Basinski’s Dodger teammates, whose acquaintance with the musical world may have been limited to “Take Me Out to the Ballgame,” ribbed him for his violin skills.

Soon after his arrival at Ebbets Field, Basinski was in the Dodger clubhouse, in uniform, playing Strauss waltzes, when Manager Leo Durocher, who was evidently skeptical about reports that Basinski was a professional violinist, walked in.

“He stopped and looked at me and said, ‘Well, I’ll be a son of a bitch,’” Basinski said in a 2011 interview with The New York Times.

“While he was shaving, I was right next to him, giving it to him with my violin,” Basinski said.

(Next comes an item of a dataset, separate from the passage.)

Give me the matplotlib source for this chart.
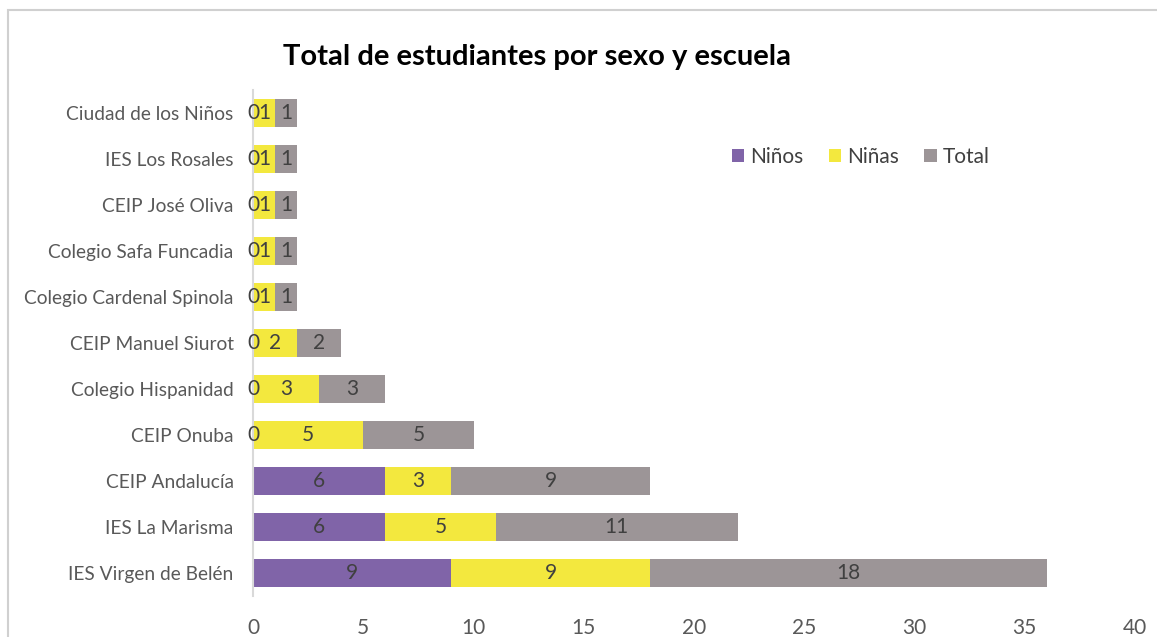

Basinski had a .244 career major league batting average.

After leaving baseball, he worked as an account manager at Consolidated Freightways of Portland for 31 years.

In addition to his son Dave, Basinski is survived by two grandchildren and three great-grandchildren. Another son, Jeff, died in 2011.

Basinski told The Times that there was a relationship between playing the violin and fielding ground balls. “I had great quickness because of the bowing and the fingering, which just has to be lightning quick,” he said. “There is a great correlation.”

And he recalled a recital he performed at home plate between games of a Pacific Coast League doubleheader.

“I got a tremendous ovation,” he said, “and had a good doubleheader too.”